2. Know your customers
The more you know about your customers the easier it will be for you to arrive at the best price. Conducting market research will outline the demographics and psychology of your target audience and reveal their purchasing behaviour. Basic databases, surveys and internet research should expose common traits among your customer base. If you want a more in-depth understanding consider hiring a third-party market research company. This type of research demonstrates trends like how crucial your product is to their lifestyle. If your product provides a function that they can’t live without, a higher price point will not deter them. As an example, smartphones have become so essential that even a high price tag will not deter a new purchase every couple of years.
3. Consider the competition
How is your competition pricing their products? You want your price to be competitive, but also reflect your product's value. You will need to find out if their product has the same perceived value as yours. How do customers compare the products? What types of reviews is each product getting? Again, conducting market research and even performing your own internet searches will provide useful insight on this topic. If your product clearly provides more value than the competition, a higher price point will help indicate to your customers that it's a superior product. If the competition's product proves more valuable, try pricing your product just below theirs as a less expensive, but high-quality option.
Whatever you do, don’t let what your competitors are doing control your pricing strategy because then things will disintegrate into a price cutting war. There are no real winners in that war except for a customer who then expects everything for the lowest price possible – and they rarely remain loyal. When you let the competition control your pricing strategy, you are being completely reactive, which is never a position that will increase your profit margins.
If your competitors are bigger than you, especially in terms of volume, this allows them to lower the price lower than you can afford, which means you will lose out. Instead, focus on adding other types of incentives or features likely to add value.
4. Introduce tiered pricing
Does your product have options that vary in value? If so, you should consider adding a tiered pricing structure. Tiered pricing appeals to customers because it allows them to choose the price level that best fits their budget. If your product(s) can be differentiated through additional features, price them at points that reflect their individual values. Try using a pricing structure that offers “good,” “better,” and “best” options for products or services that have increasing levels of value. Applying this strategy can help you capture a larger portion of the market by offering multiple options for a larger range of shoppers.
5. Try psychological pricing
Odd-number pricing is a pricing strategy that's been around for decades and suggests that a product retailing at £39.99 is much more appealing than one at £40.00. This is psychological pricing in it's simplest form. Studies have concluded that this pricing strategy is successful in most cases. Once you know that you're competitively priced and covering your costs, test out this pricing strategy to find which prices best fit your target audience.

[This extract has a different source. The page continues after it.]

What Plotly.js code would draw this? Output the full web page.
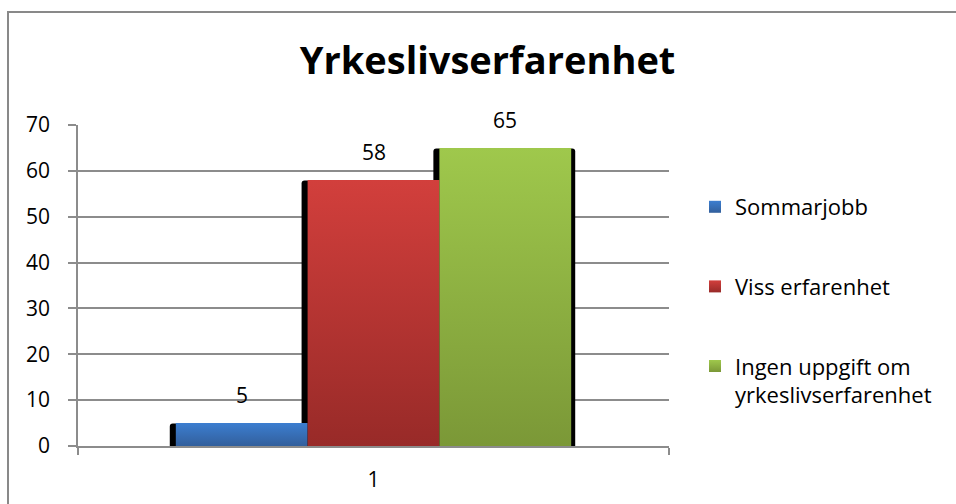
<!DOCTYPE html>
<html>
<head>
<meta charset="utf-8">
<script src="https://cdn.plot.ly/plotly-3.0.1.min.js"></script>
<style>
  body { margin: 0; background: #fff; }
  #frame { position: absolute; left: 7px; top: 11px; width: 1000px; height: 600px; border: 2px solid #898989; }
  #plotArea { position: absolute; left: 0; top: 0; width: 956px; height: 504px; }
</style>
</head>
<body>
<div id="frame"></div>
<div id="plotArea"></div>
<script>
// Chart data
var categories = ["1"];
var seriesNames = ["Sommarjobb", "Viss erfarenhet", "Ingen uppgift om<br>yrkeslivserfarenhet"];
var seriesValues = [5, 58, 65];
var yTicks = [0, 10, 20, 30, 40, 50, 60, 70];

// gradient colours, top -> bottom
var topColors = ["#3c7ed0", "#d23f3c", "#9fc84c"];
var bottomColors = ["#325f9c", "#982a28", "#7b9837"];
var midColors = ["#3870b8", "#b83634", "#8eb142"];

var barWidth = 0.223;
var offsets = [-0.3345, -0.1115, 0.1115];

var traces = [];

// black shadow behind each bar
seriesValues.forEach(function(v, i) {
    traces.push({
        x: categories,
        y: [v + 0.6],
        base: -0.7,
        type: "bar",
        width: barWidth + 0.017,
        offset: offsets[i] - 0.0102,
        marker: {color: "#000", cornerradius: 3},
        showlegend: false,
        hoverinfo: "skip",
        cliponaxis: false
    });
});

seriesValues.forEach(function(v, i) {
    traces.push({
        x: categories,
        y: [v],
        type: "bar",
        name: seriesNames[i],
        legendgroup: "g" + i,
        width: barWidth,
        offset: offsets[i],
        marker: {color: midColors[i]}
    });
});

// value labels above the bars
var labels = seriesValues.map(function(v, i) {
    return {
        x: offsets[i] + barWidth / 2,
        y: v,
        text: String(v),
        showarrow: false,
        yanchor: "middle",
        yshift: 28,
        font: {size: 21, color: "#000"}
    };
});

var layout = {
    width: 956,
    height: 504,
    paper_bgcolor: "rgba(0,0,0,0)",
    plot_bgcolor: "rgba(0,0,0,0)",
    font: {family: "Open Sans, sans-serif", size: 21, color: "#000"},
    margin: {l: 78, r: 287, t: 125, b: 58},
    barmode: "overlay",
    title: {
        text: "<b>Yrkeslivserfarenhet</b>",
        font: {size: 38, color: "#000"},
        xref: "container", x: 0.51, xanchor: "center",
        yref: "container", y: 0.88, yanchor: "middle"
    },
    xaxis: {
        type: "category",
        range: [-0.5, 0.5],
        showline: true, linecolor: "#8c8c8c", linewidth: 1.5,
        ticks: "outside", tickson: "boundaries", ticklen: 7, tickcolor: "#8c8c8c", tickwidth: 1.5,
        ticklabelstandoff: 14,
        showgrid: false
    },
    yaxis: {
        range: [0, 70],
        tickvals: yTicks,
        showline: true, linecolor: "#8c8c8c", linewidth: 1.5,
        ticks: "outside", ticklen: 8, tickcolor: "#8c8c8c", tickwidth: 1.5,
        ticklabelstandoff: 14,
        showgrid: true, gridcolor: "#8c8c8c", gridwidth: 1.5,
        zeroline: false
    },
    legend: {
        x: 1.044, xanchor: "left",
        y: 0.81, yanchor: "top",
        valign: "top",
        tracegroupgap: 48,
        font: {size: 22}
    },
    annotations: labels,
    showlegend: true
};

Plotly.newPlot("plotArea", traces, layout, {displayModeBar: false}).then(function(gd) {
    // add vertical gradients to the bars and legend swatches
    var svgNS = "http://www.w3.org/2000/svg";
    var svg = gd.querySelector("svg.main-svg");
    var defs = document.createElementNS(svgNS, "defs");
    topColors.forEach(function(c, i) {
        var g = document.createElementNS(svgNS, "linearGradient");
        g.setAttribute("id", "grad" + i);
        g.setAttribute("x1", "0"); g.setAttribute("y1", "0");
        g.setAttribute("x2", "0"); g.setAttribute("y2", "1");
        [[0, c], [1, bottomColors[i]]].forEach(function(s) {
            var st = document.createElementNS(svgNS, "stop");
            st.setAttribute("offset", s[0]);
            st.setAttribute("stop-color", s[1]);
            g.appendChild(st);
        });
        defs.appendChild(g);
    });
    svg.insertBefore(defs, svg.firstChild);
    var barTraces = gd.querySelectorAll(".barlayer .trace");
    for (var i = 0; i < 3; i++) {
        barTraces[i + 3].querySelectorAll("path").forEach(function(p) { p.style.fill = "url(#grad" + i + ")"; });
    }
    var legendTraces = gd.querySelectorAll(".legend .traces");
    legendTraces.forEach(function(t, i) {
        t.querySelectorAll(".legendpoints path").forEach(function(p) { p.style.fill = "url(#grad" + i + ")"; });
    });
});
</script>
</body>
</html>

The massive amount of available data about customers and what they want or need has provided a way to look deep into the psychology of buying. You need to use this information to shape a pricing psychology that speaks to your customers‘ buying mindset.
6. Remember, one price does not fit all customers
What you think is value and how the customer perceives value may be two entirely different things. You need to think like your customers. As an example, street vendors know that customers will pay £3 or more for a bottle of water in the height of summer, but those same customers will not pay that price in a highstreet store in winter.
Not every customer sees the same level of value in a product or service, so they will place a different preferred price on what they think they should pay for that product or service. While you cannot charge an individual price for each customer, you can introduce different prices in various regional markets or create a product with multiple models.
Other strategies could involve offering some type of installment payment plan or financing that provides more than one price dependant on how the customer is willing to pay.
7. Do not rush to offer a discount on a new product
You may be tempted to offer an introductory price on a new product or service to draw customers in. The discount is offered as an incentive meant to attract price-conscious buyers.
In reality, however, if a customer wants to try something new, they will try it regardless of whether or not you lower the price initially. When you are ready to sell it at the original price you had planned, your customers may not be prepared to fork out the extra amount – and consequently move on to another product.
It's better therefore to introduce a product or service at the price you have decided on after researching what customers are actually willing to pay. Offer temporary discounts or promotional prices during specific seasons or periods, but don’t downplay the value of your product or service. If anything, set it higher so that your potential customers get the idea that it’s something special.
No pricing strategy is perfect but you can at least strive for the very best strategy to suit your business. Continue to focus on improving aspects of your pricing strategy as you see changes in your environment, including customers, prospects and the competition. It is imperative you keep abreast of market conditions – and what that market will allow in terms of price. Consider first making small, incremental changes and then you can spend time planning more dramatic alterations to your pricing strategy when you know with some degree of certainty that it’s the right time to change.